Jeder sechste Patient mit einem Tumor der Hirnhaut, einem sogenannten Meningeom, erleidet nach der Therapie einen Rückfall. Die Gründe dafür untersucht eine Arbeitsgruppe um Dr. Felix Sahm, Abteilung für Neuropathologie, gemeinsam mit Teams der Universitätskliniken Dresden, Düsseldorf, Hamburg, Magdeburg und München. Ihr Ziel: Herausfinden, warum einige Meningeome aggressiver wachsen als andere, verbesserte Prognose-Methoden entwickeln und neue Therapiemöglichkeiten schaffen. So sollen zukünftig Blutuntersuchungen und neue bildgebende Verfahren schon vor der Operation Rückschlüsse auf den weiteren Krankheitsverlauf ermöglichen, um die Therapie frühzeitig anpassen zu können. Neue Therapieverfahren, die an den biologischen Mechanismen des Tumors ansetzen, sollen entwickelt und in klinischen Studien zügig für Patienten mit erneut aufgetretenem Tumor verfügbar gemacht werden. Die Deutsche Krebshilfe unterstützt das Verbundprojekt mit 1,75 Millionen Euro.
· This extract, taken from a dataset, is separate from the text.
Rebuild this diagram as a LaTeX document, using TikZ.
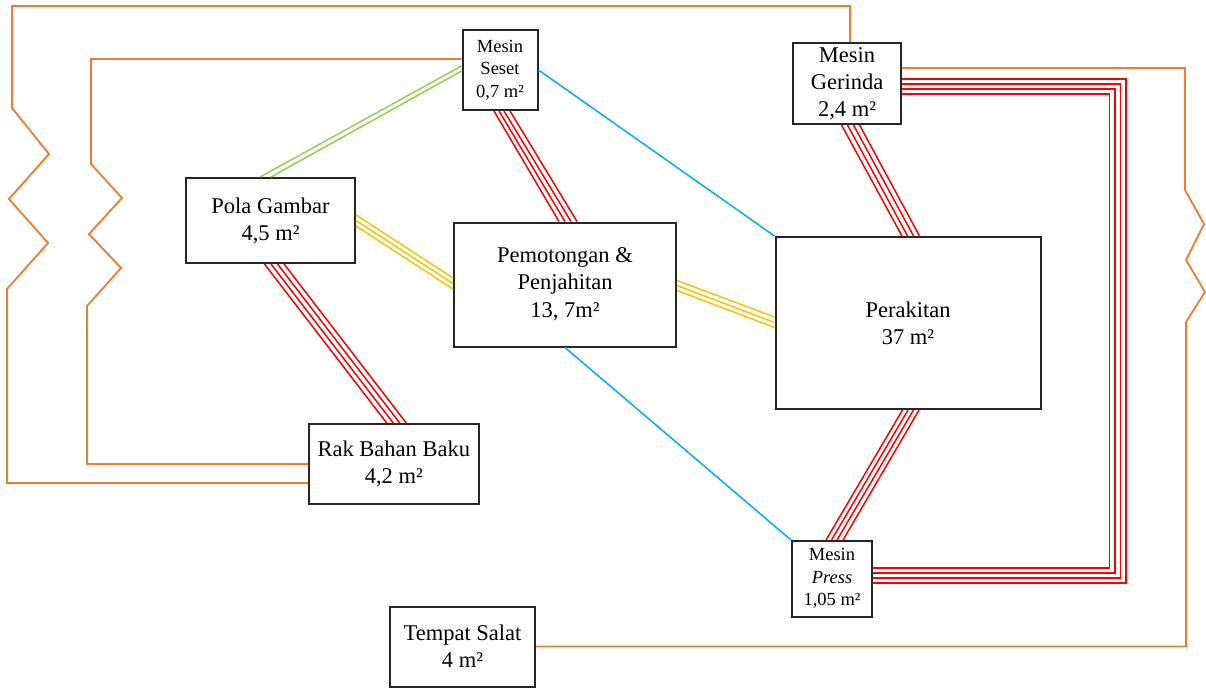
\documentclass[tikz,border=0pt]{standalone}
\usepackage{fontspec}
\setmainfont{Liberation Serif}
\usetikzlibrary{calc}
\definecolor{orl}{RGB}{237,125,49}
\definecolor{redl}{RGB}{255,0,0}
\definecolor{yell}{RGB}{255,192,0}
\definecolor{grnl}{RGB}{146,208,80}
\definecolor{blul}{RGB}{0,176,240}
\begin{document}
\begin{tikzpicture}[x=1pt,y=-1pt,
 box/.style={draw=black!85, line width=2pt, fill=white, align=center, inner sep=0pt, font=\fontsize{22.5}{27}\selectfont},
 smallbox/.style={box, font=\fontsize{18.5}{22.5}\selectfont},
 rl/.style={draw=redl, line width=1.5pt},
 yl/.style={draw=yell, line width=1.5pt},
 gl/.style={draw=grnl, line width=1.5pt},
 bl/.style={draw=blul, line width=1.5pt},
 ol/.style={draw=orl, line width=1.8pt, line join=miter},
]
\useasboundingbox (0,0) rectangle (1206,689);

% nodes
\node[smallbox, minimum width=75pt, minimum height=80pt] (seset) at (500,70) {Mesin\\Seset\\0,7 m²};
\node[box, minimum width=108pt, minimum height=81pt] (gerinda) at (847,83.5) {Mesin\\Gerinda\\2,4 m²};
\node[box, minimum width=169pt, minimum height=85pt] (pola) at (270.5,220.5) {Pola Gambar\\4,5 m²};
\node[box, minimum width=222pt, minimum height=124pt, font=\fontsize{22.5}{27.8}\selectfont] (pemot) at (565,284.5) {Pemotongan \&\\Penjahitan\\13, 7m²\rule[-4pt]{0pt}{1pt}};
\node[box, minimum width=265pt, minimum height=172pt] (perakitan) at (908,323) {Perakitan\\37 m²};
\node[box, minimum width=169.5pt, minimum height=80pt] (rak) at (393.75,464) {Rak Bahan Baku\\4,2 m²};
\node[smallbox, minimum width=80pt, minimum height=75.5pt] (press) at (832,578.75) {Mesin\\\textit{Press}\\1,05 m²};
\node[box, minimum width=145pt, minimum height=80pt] (salat) at (462.5,646.5) {Tempat Salat\\4 m²};

% red: Seset -> Pemotongan
\foreach \a/\b in {-6/-6, -1/0, 4/6, 10/12}
  \draw[rl] ($(seset.south)+(\a,0)$) -- ($(pemot.north)+(\b,0)$);
% red: Pola -> Rak
\foreach \a/\b in {-6/-7, 0.5/-0.5, 7/6, 13.5/12.5}
  \draw[rl] ($(pola.south)+(\a,0)$) -- ($(rak.north)+(\b,0)$);
% red: Gerinda -> Perakitan
\foreach \a/\b in {-5.5/-6, 0.5/-0.5, 6.5/5.5, 12.5/11.5}
  \draw[rl] ($(gerinda.south)+(\a,0)$) -- ($(perakitan.north)+(\b,0)$);
% red: Perakitan -> Press
\foreach \a/\b in {-5.5/-6, 0/-0.5, 5.5/5, 11/11}
  \draw[rl] ($(perakitan.south)+(\a,0)$) -- ($(press.north)+(\b,0)$);
% red: Gerinda -> Press (L shape)
\foreach \a/\x/\b in {-4.5/1125/4.25, 0.5/1119.5/-0.75, 5.5/1114/-5.75, 10.5/1108.5/-10.75}
  \draw[rl, line join=miter] ($(gerinda.east)+(0,\a)$) -- ($(gerinda.east)+(\x-901,\a)$) |- ($(press.east)+(0,\b)$);

% yellow
\foreach \a/\b in {-5.5/-6.5, 0/-1, 5.5/4.5}
  \draw[yl] ($(pola.east)+(0,\a)$) -- ($(pemot.west)+(0,\b)$);
\foreach \a/\b in {-4/-6, 1/-0.5, 6/4.5}
  \draw[yl] ($(pemot.east)+(0,\a)$) -- ($(perakitan.west)+(0,\b)$);

% green
\draw[gl] ($(seset.west)+(0,-4)$) -- ($(pola.north)+(-10.5,0)$);
\draw[gl] ($(seset.west)+(0,1)$) -- ($(pola.north)+(0.5,0)$);

% blue
\draw[bl] (seset.east) -- (perakitan.north west);
\draw[bl] (pemot.south) -- (press.north west);

% orange
\draw[ol] ($(gerinda.north)+(3,0)$) -- ++(0,-36) -| (12,108) -- (49,154) -- (9,199) -- (48,243) -- (7,289) |- ($(rak.west)+(0,19)$);
\draw[ol] ($(seset.west)+(0,-11)$) -| (91,164) -- (122,198) -- (89,234) -- (121,268) -- (87,306) |- (rak.west);
\draw[ol] ($(gerinda.east)+(0,-15.5)$) -| (1185,190) -- (1204,224) -- (1186,260) -- (1205,292) -- (1186,322) |- (salat.east);
\end{tikzpicture}
\end{document}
Erfolgreiche Sonderforschungsbereiche

Ein großer Erfolg für die Medizinische Fakultät der Universität Heidelberg: Die Deutsche Forschungsgemeinschaft (DFG) fördert zwei bereits bestehende Sonderforschungsbereiche (SFB) und einen neuen SFB mit insgesamt rund 34 Millionen Euro für die nächste Förderperiode von vier Jahren. Im SFB 1158 geht es um die Frage, wie aus akuten Schmerzen chronische werden und wie sich dieser Übergang verhindern oder umkehren lässt. Sprecherin ist Prof. Dr. Rohini Kuner, Direktorin des Pharmakologischen Instituts. Im überregionalen SFB-Transregio 156 „Die Haut als Koordinator lokaler und systemischer Immunantworten“ erforschen Wissenschaftler die Rolle der Haut bei der Abwehr von Krankheitserregern. Sprecher ist Prof. Dr. Alexander Enk, Direktor der Universitäts-Hautklinik. Neu eingerichtet wird der SFB 1389 „UNITEGLIOBLASTOMA “ zur Erforschung der Glioblastome, in dem Therapie-Resistenzen bei diesen bösartigen Hirntumoren verstanden und gezielt bekämpft werden sollen. Sprecher ist Prof. Dr. Wolfgang Wick, Direktor der Neurologischen Klinik und Leiter der Klinischen Kooperationseinheit Neuroonkologie am Deutschen Krebsforschungszentrum (DKFZ).

Amyloidose: Krankhafte Eiweißablagerungen besser verstehen

Bei der seltenen Erkrankung „systemische Leichtketten-Amyloidose“ lagern sich fehlerhaft geformte Eiweiße in den Organen ab und verursachen dort schwere Schäden. Wie es dazu kommt und warum die vom Knochenmark in Blut abgegebenen Eiweiße – je nach Ausprägung der Erkrankung – überwiegend Herz oder Nieren befallen, wollen Wissenschaftler aus Ulm, Heidelberg, Erlangen-Nürnberg, München und Kiel in den kommenden drei Jahren gemeinsam untersuchen. Sie werden dabei von der Deutschen Forschungsgemeinschaft mit 2,1 Millionen Euro gefördert. Das Heidelberger Amyloidose-Zentrum unter Leitung von Prof. Dr. Ute Hegenbart und Prof. Dr. Stefan Schönland (Leiter der Amyloidose-Ambulanz) steuert unter anderem Material aus seiner umfassenden Bio- und Datenbank bei. Derzeit werden dort mehr als 800 Patienten behandelt. Die Ergebnisse sollen langfristig die Frühdiagnose und somit die Versorgung betroffener Patienten verbessern.